→ **Given data**:

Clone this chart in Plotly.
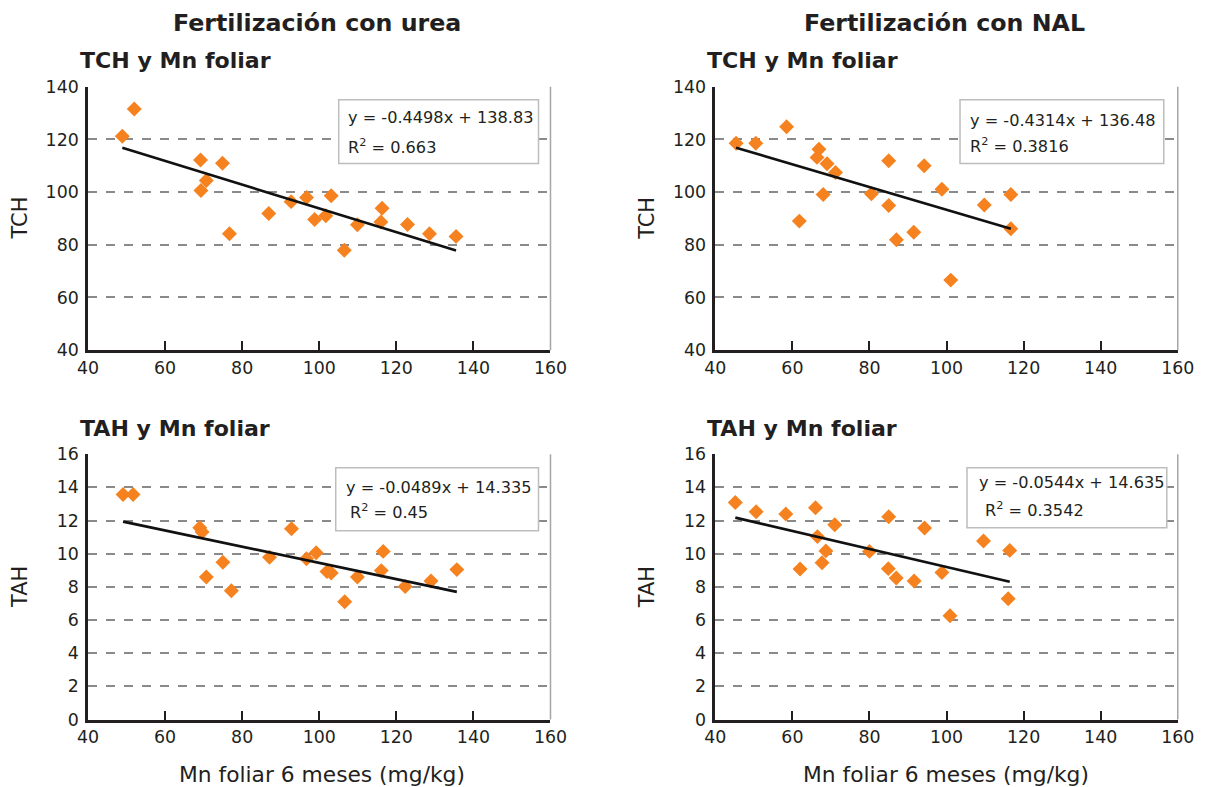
import plotly.graph_objects as go

# ---------------- data ----------------
urea_tch_x = [48.9, 52.0, 69.2, 70.7, 69.3, 74.9, 76.7, 86.9, 92.7, 96.7, 98.8, 101.7, 103.1, 106.5, 109.9, 116.0, 116.3, 122.9, 128.6, 135.5]
urea_tch_y = [121.2, 131.6, 112.2, 104.4, 100.6, 111.0, 84.2, 91.9, 96.4, 98.0, 89.6, 91.0, 98.6, 77.9, 87.6, 88.7, 93.9, 87.7, 84.2, 83.2]

nal_tch_x = [45.4, 50.5, 58.5, 61.8, 66.9, 66.4, 69.0, 71.2, 68.0, 80.5, 85.0, 85.0, 87.0, 91.5, 94.2, 98.8, 101.1, 109.8, 116.7, 116.7]
nal_tch_y = [118.6, 118.6, 124.8, 89.0, 116.3, 113.2, 110.8, 107.5, 99.1, 99.4, 111.9, 94.9, 81.9, 84.8, 110.0, 101.1, 66.6, 95.1, 99.1, 86.1]

urea_tah_x = [49.1, 51.7, 69.0, 69.6, 70.7, 75.0, 77.2, 87.1, 92.8, 96.7, 99.2, 102.0, 103.1, 106.6, 109.9, 116.1, 116.6, 122.3, 129.0, 135.7]
urea_tah_y = [13.57, 13.57, 11.57, 11.31, 8.60, 9.48, 7.76, 9.78, 11.51, 9.69, 10.06, 8.92, 8.84, 7.10, 8.60, 8.98, 10.14, 8.02, 8.36, 9.04]

nal_tah_x = [45.2, 50.6, 58.3, 66.0, 66.5, 71.0, 68.7, 67.7, 62.0, 80.0, 85.0, 84.9, 86.95, 91.6, 94.3, 98.8, 100.9, 109.6, 116.4, 116.0]
nal_tah_y = [13.09, 12.53, 12.39, 12.77, 11.03, 11.75, 10.17, 9.45, 9.08, 10.14, 12.23, 9.10, 8.54, 8.36, 11.55, 8.86, 6.26, 10.77, 10.20, 7.28]

slopes = ["-0.4498", "-0.4314", "-0.0489", "-0.0544"]
intercepts = ["138.83", "136.48", "14.335", "14.635"]
r2_values = ["0.663", "0.3816", "0.45", "0.3542"]

column_titles = ["Fertilización con urea", "Fertilización con NAL"]
panel_titles = ["TCH y Mn foliar", "TCH y Mn foliar", "TAH y Mn foliar", "TAH y Mn foliar"]
y_titles = ["TCH", "TCH", "TAH", "TAH"]
x_title = "Mn foliar 6 meses (mg/kg)"

x_range = [40, 160]
x_ticks = [40, 60, 80, 100, 120, 140, 160]
tch_range = [40, 140]
tch_ticks = [40, 60, 80, 100, 120, 140]
tah_range = [0, 16]
tah_ticks = [0, 2, 4, 6, 8, 10, 12, 14, 16]

# ---------------- layout geometry ----------------
W, H = 1211, 787
# observed page placement of the figure in the photographed window
OFF_X, SC_X = 9.9, 0.978
OFF_Y, SC_Y = 9.0, 0.977

def px_x(p):
    return ((p - OFF_X) / SC_X) / W
def px_y(p):
    return 1 - ((p - OFF_Y) / SC_Y) / H
def fs(s):
    return s / SC_X

panels = [
    dict(x0=87, x1=550, y0=86, y1=350),
    dict(x0=715, x1=1178, y0=86, y1=350),
    dict(x0=87, x1=550, y0=454.3, y1=720.3),
    dict(x0=715, x1=1178, y0=454.3, y1=720.3),
]
datasets = [
    (urea_tch_x, urea_tch_y, tch_range, tch_ticks),
    (nal_tch_x, nal_tch_y, tch_range, tch_ticks),
    (urea_tah_x, urea_tah_y, tah_range, tah_ticks),
    (nal_tah_x, nal_tah_y, tah_range, tah_ticks),
]
eq_boxes = [
    dict(x0=338, x1=538, y0=99, y1=163, tx=345, ty1=117, ty2=146, ind=0),
    dict(x0=960, x1=1164, y0=99, y1=163, tx=968, ty1=120, ty2=145, ind=0),
    dict(x0=335, x1=538, y0=468, y1=531, tx=343, ty1=488, ty2=512, ind=4),
    dict(x0=967, x1=1167, y0=468, y1=528, tx=977, ty1=483, ty2=510, ind=6),
]

FONT = "DejaVu Sans"
TXT = "#231f20"
ORANGE = "#F5821F"

fig = go.Figure()
layout = dict(
    width=W, height=H,
    margin=dict(l=0, r=0, t=0, b=0),
    paper_bgcolor="white", plot_bgcolor="white",
    showlegend=False,
    font=dict(family=FONT, color=TXT, size=fs(17)),
)
shapes = []
annotations = []

for i, (p, (xs, ys, yr, yt)) in enumerate(zip(panels, datasets)):
    n = i + 1
    xa = f"x{n}" if n > 1 else "x"
    ya = f"y{n}" if n > 1 else "y"
    xkey = f"xaxis{n}" if n > 1 else "xaxis"
    ykey = f"yaxis{n}" if n > 1 else "yaxis"

    fig.add_trace(go.Scatter(
        x=xs, y=ys, mode="markers", xaxis=xa, yaxis=ya,
        marker=dict(symbol="diamond", size=11.5, color=ORANGE, line=dict(width=0)),
    ))
    slope = float(slopes[i])
    icpt = float(intercepts[i])
    lx = [min(xs), max(xs)]
    fig.add_trace(go.Scatter(
        x=lx, y=[slope * v + icpt for v in lx], mode="lines", xaxis=xa, yaxis=ya,
        line=dict(color="#111111", width=2.6),
    ))

    layout[xkey] = dict(
        domain=[px_x(p["x0"]), px_x(p["x1"])], anchor=ya,
        range=x_range, tickvals=x_ticks, showgrid=False, zeroline=False,
        showline=True, linecolor="#231f20", linewidth=2.5,
        ticks="inside", ticklen=9, tickwidth=1.5, tickcolor="#231f20",
        tickfont=dict(size=fs(17), color=TXT, family=FONT),
    )
    layout[ykey] = dict(
        domain=[px_y(p["y1"]), px_y(p["y0"])], anchor=xa,
        range=yr, tickvals=yt, showgrid=True, gridcolor="#8a8a8a",
        griddash="dash", gridwidth=1.5, zeroline=False,
        showline=True, linecolor="#231f20", linewidth=2.5,
        ticks="", ticklabelstandoff=3,
        tickfont=dict(size=fs(17), color=TXT, family=FONT),
    )
    # right border
    shapes.append(dict(type="line", xref="paper", yref="paper",
                       x0=px_x(p["x1"]), x1=px_x(p["x1"]),
                       y0=px_y(p["y1"]), y1=px_y(p["y0"]),
                       line=dict(color="#a6a6a6", width=1.5)))
    # y title
    annotations.append(dict(text=y_titles[i], xref="paper", yref="paper",
                            x=px_x(p["x0"] - 68), y=px_y((p["y0"] + p["y1"]) / 2),
                            xanchor="center", yanchor="middle",
                            showarrow=False, textangle=-90,
                            font=dict(size=fs(20.5), family=FONT, color=TXT)))
    # panel subtitle
    annotations.append(dict(text=f"<b>{panel_titles[i]}</b>", xref="paper", yref="paper",
                            x=px_x(p["x0"] - 10), y=px_y(p["y0"] - 26),
                            xanchor="left", yanchor="middle", showarrow=False,
                            font=dict(size=fs(21.6), family=FONT, color=TXT)))
    # equation box
    b = eq_boxes[i]
    shapes.append(dict(type="rect", xref="paper", yref="paper",
                       x0=px_x(b["x0"]), x1=px_x(b["x1"]),
                       y0=px_y(b["y1"]), y1=px_y(b["y0"]),
                       fillcolor="white", line=dict(color="#bdbdbd", width=1.5),
                       layer="above"))
    annotations.append(dict(text=f"y = {slopes[i]}x + {intercepts[i]}", xref="paper", yref="paper",
                            x=px_x(b["tx"]), y=px_y(b["ty1"]), xanchor="left", yanchor="middle",
                            showarrow=False, font=dict(size=fs(15.8), family=FONT, color=TXT)))
    annotations.append(dict(text=f"R<sup>2</sup> = {r2_values[i]}", xref="paper", yref="paper",
                            x=px_x(b["tx"] + b["ind"]), y=px_y(b["ty2"]), xanchor="left", yanchor="middle",
                            showarrow=False, font=dict(size=fs(15.8), family=FONT, color=TXT)))

# column titles
for cx, t in zip([316, 944], column_titles):
    annotations.append(dict(text=f"<b>{t}</b>", xref="paper", yref="paper",
                            x=px_x(cx), y=px_y(22), xanchor="center", yanchor="middle",
                            showarrow=False,
                            font=dict(size=fs(23.2), family=FONT, color=TXT)))
# x titles
for cx in [321, 946]:
    annotations.append(dict(text=x_title, xref="paper", yref="paper",
                            x=px_x(cx), y=px_y(775), xanchor="center", yanchor="middle",
                            showarrow=False,
                            font=dict(size=fs(21.3), family=FONT, color=TXT)))

layout["shapes"] = shapes
layout["annotations"] = annotations
fig.update_layout(**layout)
fig.write_html("out.html")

→ **Your goal**: Leave the pictures out and please restate exactly the lines running from the start of the material through the one with "import plotly.graph_objects as go".

→ **Complete answer**:
Clone this chart in Plotly.
import plotly.graph_objects as go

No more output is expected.